I would like to have similiar functionality, however the list of URLs to be downloaded would be specified and grow dynamically, in real time (maybe created by another process).
Of course, there may be another cases, where such "growing-URL-list" would be useful.
The thing seems to be simple: make "tail -f | wget -i -" (or similar wget command) working ...
How to do that ?
what is the reason wget does NOT start downloading after it reads some URLs from stdin, even not ended with EOF ?
The problem is not strictly related to wget, but the way some programs read from standard input and write to standard output: the name is buffering. When the output from some commands is redirected to a file or piped, it is buffered and only when the buffer has reached its size limit the system flushes it, actually doing redirection. If you run the command
Code:
tail -f filelist | wget -i -
the output from tail -f fills the buffer and wget rest in stand-by. Since you're forced to terminate tail -f using Ctrl-C the wget command is terminated as well, and even if the buffer is flushed there is no recipient running anymore.
However you can demonstrate this behaviour using named pipes. For example, open two terminals and create a named pipe, e.g. pipe1. Then in one terminal run the tail -f filelist > pipe1 command, in the other run wget -i pipe1. Apparently nothing happens even if you append new urls to the filelist. The buffer is filling up, but the pipe is still empty.
Now terminate the tail -f command using Ctrl-C. The buffer is flushed, and since the wget command is still connected to the named pipe, it will immediately start to download all the urls. Unfortunately wget has not the ability to flush the output buffer, as other commands do (see for example grep --line-buffered).
OK, I also thought it could be a problem of input buffering, but it seems to me this is not the case, because I filled the input file with 100 kB of URL data and wget still did not started downloading any file... (I checked this with tcpdump).
The exact command for the large file was: "tail -f -c +1 file2.txt | wget -i -"
to start tail-ing from the first line. Please make a test with such command.
Does not work.
Last edited by li-nux-user; 01-25-2009 at 05:02 PM.
Reason: note about tcpdump
OK, I also thought it could be a problem of input buffering, but it seems to me this is not the case, because I filled the input file with 100 kB of URL data and wget still did not started downloading any file...

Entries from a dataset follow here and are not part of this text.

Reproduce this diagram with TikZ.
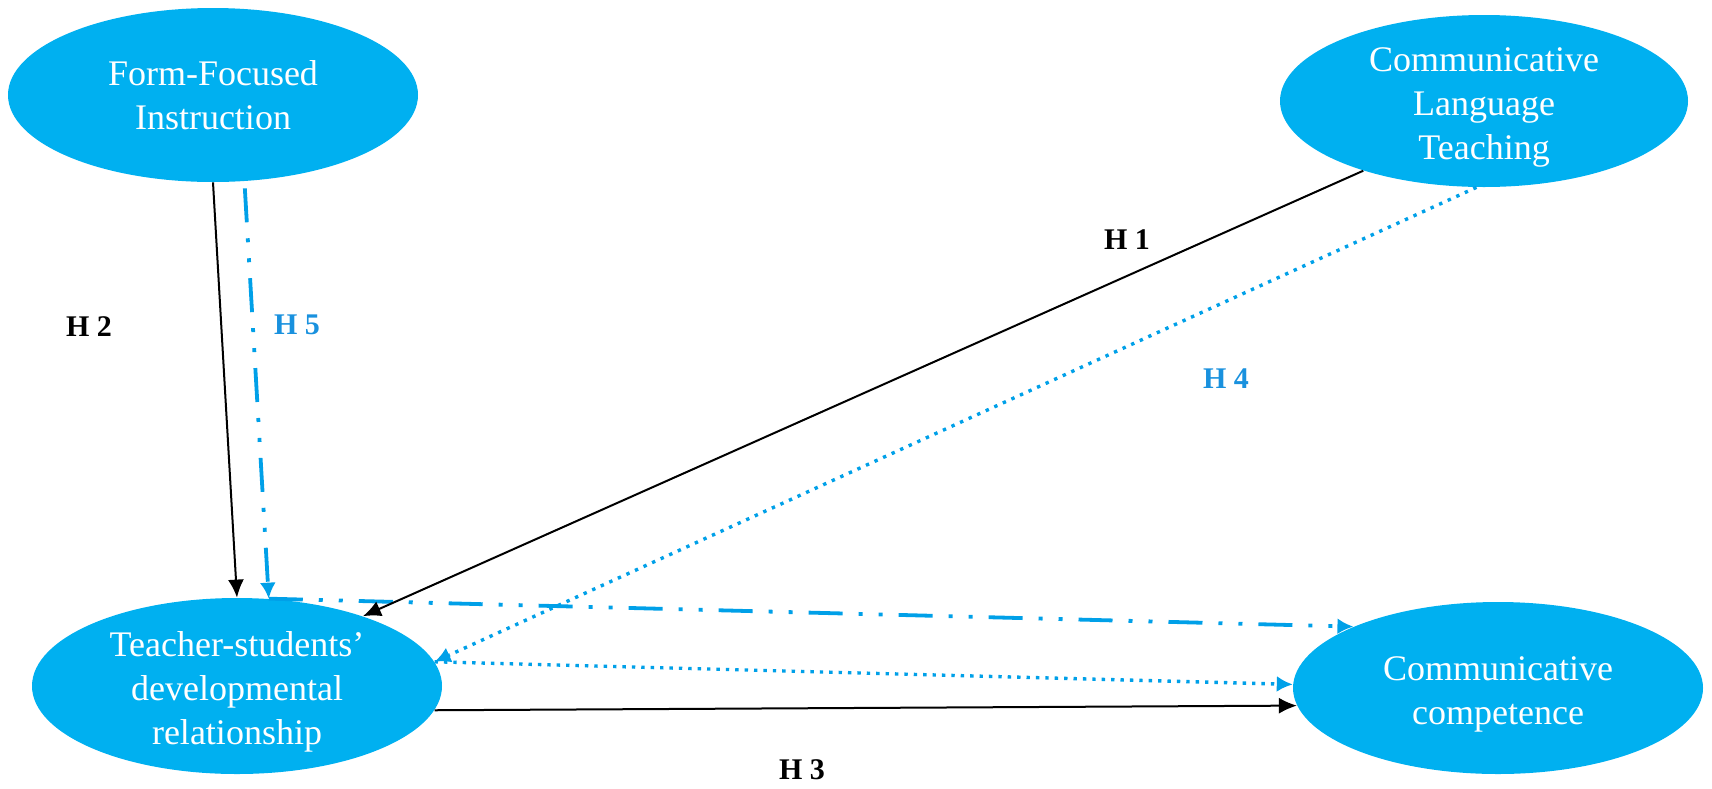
\documentclass[tikz,border=0pt]{standalone}
\usepackage{fontspec}
\setmainfont{Liberation Serif}
\usetikzlibrary{shapes.geometric,arrows.meta}
\definecolor{cfill}{RGB}{0,176,240}
\definecolor{cline}{RGB}{0,160,232}
\definecolor{clabel}{RGB}{25,145,222}
\begin{document}
\begin{tikzpicture}[x=0.5pt,y=-0.5pt,
 concept/.style={ellipse, fill=cfill, text=white, inner sep=-8pt, align=center, font=\fontsize{18}{22}\selectfont},
 blackarrow/.style={draw=black, line width=1pt, -{Latex[length=9pt,width=8pt]}},
 dashdotarrow/.style={draw=cline, line width=1.9pt, dash pattern=on 17pt off 8pt on 2pt off 8pt on 2pt off 8pt, -{Latex[length=8pt,width=8pt]}},
 dotarrow/.style={draw=cline, line width=1.7pt, dash pattern=on 1.7pt off 3pt, -{Latex[length=8pt,width=8pt]}},
 hlabel/.style={font=\fontsize{15}{18}\selectfont\bfseries},
]
\useasboundingbox (0,0) rectangle (1712,788);
\node[concept, minimum width=205pt, minimum height=87pt] (ffi) at (213,95) {Form-Focused\\Instruction};
\node[concept, minimum width=204pt, minimum height=86pt] (clt) at (1484,101) {\rule{0pt}{18pt}Communicative\\Language\\Teaching};
\node[concept, minimum width=205pt, minimum height=88pt] (tsdr) at (237,686) {\rule{0pt}{18pt}Teacher-students’\\developmental\\relationship};
\node[concept, minimum width=205pt, minimum height=86pt] (cc) at (1498,688) {\rule{0pt}{18pt}Communicative\\competence};

\draw[blackarrow] (ffi.south) -- (tsdr.north);
\draw[dashdotarrow, shorten <=3.5pt] (ffi.-70) -- (tsdr.70);
\draw[dashdotarrow] (tsdr.70) -- (cc.157);
\draw[blackarrow] (clt.210) -- (tsdr.29);
\draw[dotarrow] (clt.265) -- (tsdr.7);
\draw[dotarrow] (tsdr.7) -- (cc.179);
\draw[blackarrow] (tsdr.-7) -- (cc.185);

\node[hlabel] (h1) at (1127,240) {H 1};
\node[hlabel] (h2) at (89,327) {H 2};
\node[hlabel, text=clabel] (h5) at (297,325) {H 5};
\node[hlabel, text=clabel] (h4) at (1226,379) {H 4};
\node[hlabel] (h3) at (802,770) {H 3};
\end{tikzpicture}
\end{document}
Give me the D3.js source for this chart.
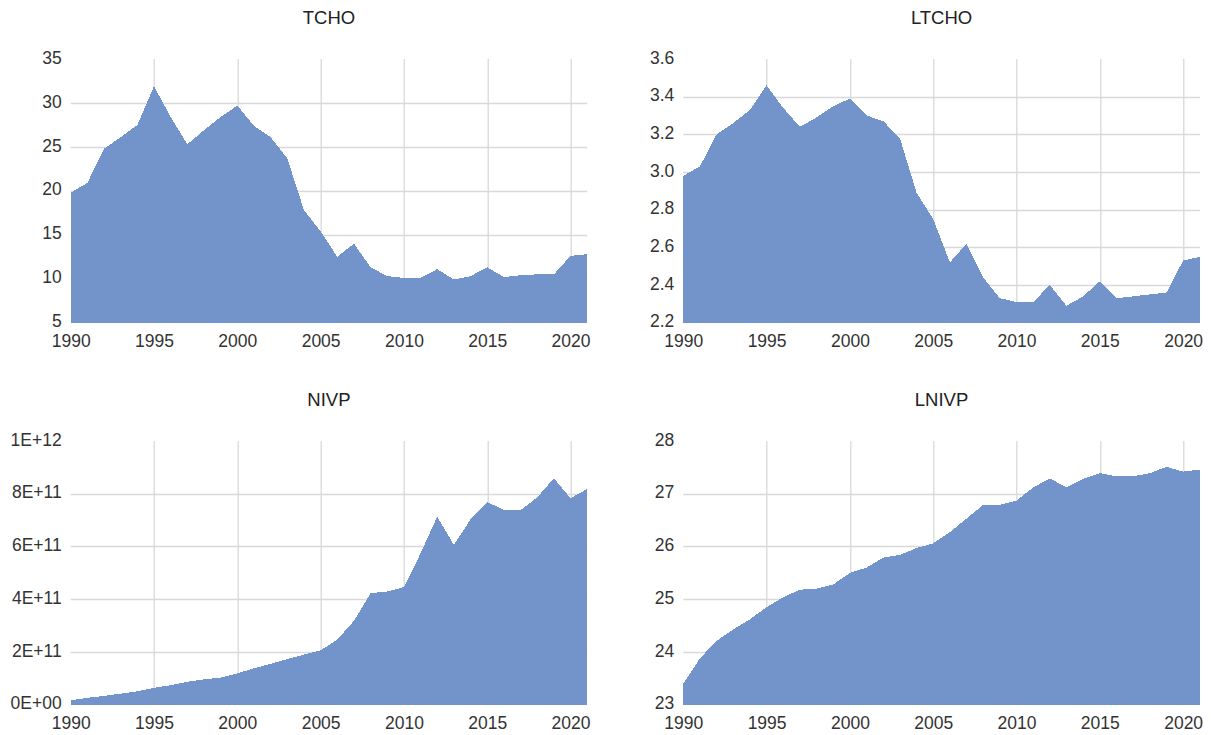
<!DOCTYPE html>
<html>
<head>
<meta charset="utf-8">
<script src="https://cdn.jsdelivr.net/npm/d3@7"></script>
<style>
  html, body { margin: 0; padding: 0; background: #fff; }
  svg { display: block; }
</style>
</head>
<body>
<svg id="chart" width="1211" height="735"></svg>
<script>
// Annual observations, 1990-2021
const years = d3.range(1990, 2022);

const tcho = [19.8, 20.9, 24.8, 26.1, 27.5, 31.9, 28.4, 25.3, 26.9, 28.4,
  29.7, 27.4, 26.1, 23.7, 17.8, 15.4, 12.5, 14.0, 11.3, 10.3,
  10.1, 10.1, 11.1, 9.9, 10.3, 11.3, 10.2, 10.4, 10.5, 10.5,
  12.6, 12.8];

const ltcho = [2.98, 3.03, 3.20, 3.26, 3.33, 3.46, 3.34, 3.24, 3.29, 3.35,
  3.39, 3.30, 3.27, 3.18, 2.89, 2.75, 2.52, 2.62, 2.44, 2.33,
  2.31, 2.31, 2.40, 2.29, 2.34, 2.42, 2.33, 2.34, 2.35, 2.36,
  2.53, 2.55];

const nivp = [1.7e10, 2.6e10, 3.3e10, 4.2e10, 5.1e10, 6.4e10, 7.4e10, 8.7e10, 9.6e10, 1.03e11,
  1.19e11, 1.38e11, 1.55e11, 1.73e11, 1.90e11, 2.06e11, 2.47e11, 3.18e11, 4.23e11, 4.29e11,
  4.46e11, 5.74e11, 7.13e11, 6.06e11, 7.03e11, 7.69e11, 7.38e11, 7.38e11, 7.86e11, 8.59e11,
  7.83e11, 8.18e11];

const lnivp = [23.40, 23.88, 24.21, 24.43, 24.62, 24.85, 25.04, 25.18, 25.20, 25.28,
  25.50, 25.60, 25.79, 25.84, 25.97, 26.06, 26.27, 26.53, 26.79, 26.79,
  26.87, 27.12, 27.29, 27.12, 27.28, 27.39, 27.33, 27.33, 27.39, 27.51,
  27.42, 27.46];

const xTicks = [1990, 1995, 2000, 2005, 2010, 2015, 2020];

const tchoTicks = [5, 10, 15, 20, 25, 30, 35];
const ltchoTicks = [2.2, 2.4, 2.6, 2.8, 3.0, 3.2, 3.4, 3.6];
const nivpTicks = [0, 2e11, 4e11, 6e11, 8e11, 1e12];
const lnivpTicks = [23, 24, 25, 26, 27, 28];

// Scientific notation with a two-digit exponent, e.g. 2E+11, 0E+00
function sciFormat(v) {
  if (v === 0) return "0E+00";
  const exp = Math.floor(Math.log10(Math.abs(v)));
  const mant = Math.round(v / Math.pow(10, exp));
  const sign = exp < 0 ? "-" : "+";
  return mant + "E" + sign + String(Math.abs(exp)).padStart(2, "0");
}

const panels = [
  { title: "TCHO", values: tcho, ticks: tchoTicks, fmt: d3.format("d"), left: 70.7, top: 59 },
  { title: "LTCHO", values: ltcho, ticks: ltchoTicks, fmt: d3.format(".1f"), left: 683.3, top: 59 },
  { title: "NIVP", values: nivp, ticks: nivpTicks, fmt: sciFormat, left: 70.7, top: 441 },
  { title: "LNIVP", values: lnivp, ticks: lnivpTicks, fmt: d3.format("d"), left: 683.3, top: 441 }
];

const plotW = 516.5;
const plotH = 263.7;
const fillColor = "#7393CB";
const gridColor = "#D9D9D9";
const fontFamily = "'Liberation Sans', Arial, sans-serif";
const tickFont = 17.5;

const svg = d3.select("#chart");

panels.forEach(p => {
  const g = svg.append("g").attr("transform", `translate(${p.left},${p.top})`);

  const x = d3.scaleLinear().domain([1990, 2021]).range([0, plotW]);
  const y = d3.scaleLinear()
    .domain([p.ticks[0], p.ticks[p.ticks.length - 1]])
    .range([plotH, 0]);

  // horizontal gridlines (none along the top edge)
  g.append("g")
    .selectAll("line")
    .data(p.ticks.slice(1, -1))
    .join("line")
    .attr("x1", 0).attr("x2", plotW)
    .attr("y1", d => Math.round(y(d)) + 0.5)
    .attr("y2", d => Math.round(y(d)) + 0.5)
    .attr("stroke", gridColor)
    .attr("stroke-width", 1.3);

  // vertical gridlines
  g.append("g")
    .selectAll("line")
    .data(xTicks.slice(1))
    .join("line")
    .attr("x1", d => Math.round(x(d)) + 0.5)
    .attr("x2", d => Math.round(x(d)) + 0.5)
    .attr("y1", 0).attr("y2", plotH)
    .attr("stroke", gridColor)
    .attr("stroke-width", 1.3);

  // filled area
  const area = d3.area()
    .x((d, i) => x(years[i]))
    .y0(y(p.ticks[0]))
    .y1(d => y(d));

  g.append("path")
    .datum(p.values)
    .attr("d", area)
    .attr("fill", fillColor)
    .attr("shape-rendering", "crispEdges");

  // y-axis labels
  const yAxis = d3.axisLeft(y)
    .tickValues(p.ticks)
    .tickFormat(p.fmt)
    .tickSize(0)
    .tickPadding(9);
  const ya = g.append("g").call(yAxis);
  ya.select(".domain").remove();
  ya.selectAll("text")
    .attr("y", -1.5)
    .attr("font-family", fontFamily)
    .attr("font-size", tickFont)
    .attr("fill", "#333");

  // x-axis labels
  const xAxis = d3.axisBottom(x)
    .tickValues(xTicks)
    .tickFormat(d3.format("d"))
    .tickSize(0)
    .tickPadding(12);
  const xa = g.append("g").attr("transform", `translate(0,${plotH})`).call(xAxis);
  xa.select(".domain").remove();
  xa.selectAll("text")
    .attr("font-family", fontFamily)
    .attr("font-size", tickFont)
    .attr("fill", "#333");

  // panel title
  svg.append("text")
    .attr("x", p.left + plotW / 2)
    .attr("y", p.top - 42)
    .attr("text-anchor", "middle")
    .attr("dominant-baseline", "central")
    .attr("font-family", fontFamily)
    .attr("font-size", 18.5)
    .attr("fill", "#222")
    .text(p.title);
});
</script>
</body>
</html>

Correct. I've just checked the system trace of the wget command using the named pipe as described in my previous post. In the filelist I add the url of the wget manual. Here is the output
The wget command hangs up waiting for input. The part in orange comes out every time I add a line to the filelist. Finally if I interrupt the tail -f process and so the output to the named pipe, the close() call comes out and the download process starts (see the part in red). I interpret this as the fact wget keeps the input file descriptor open until it finishes and does not perform any other operation before closing the input. So - buffered or not - to me there is no chance to let wget download urls in real time. They are actually read and you will not lose any of them, but they will downloaded all at the end.
Much thanks for the time you spent and all the explanations!
It looks like I can not use wget to download urls in real time as one process.
I have to use separate wget processes in a loop and maybe use some wget options to achieve my goals. Or - at last - use another tools (like the above perl script).
I could eventually submit a request of an enhancement to wget developers to add special mode for wget, however I don't think I have enough arguments for that. There may be reasons, wget works this way.
Anyway, you suggested an interesting tool - strace, I did not know about it :-)
I could eventually submit a request of an enhancement to wget developers to add special mode for wget, however I don't think I have enough arguments for that. There may be reasons, wget works this way.
I'm not a C/C++ programmer, but I guess it would be enough if they used a fread call instead of read, since fread can read binary stream input.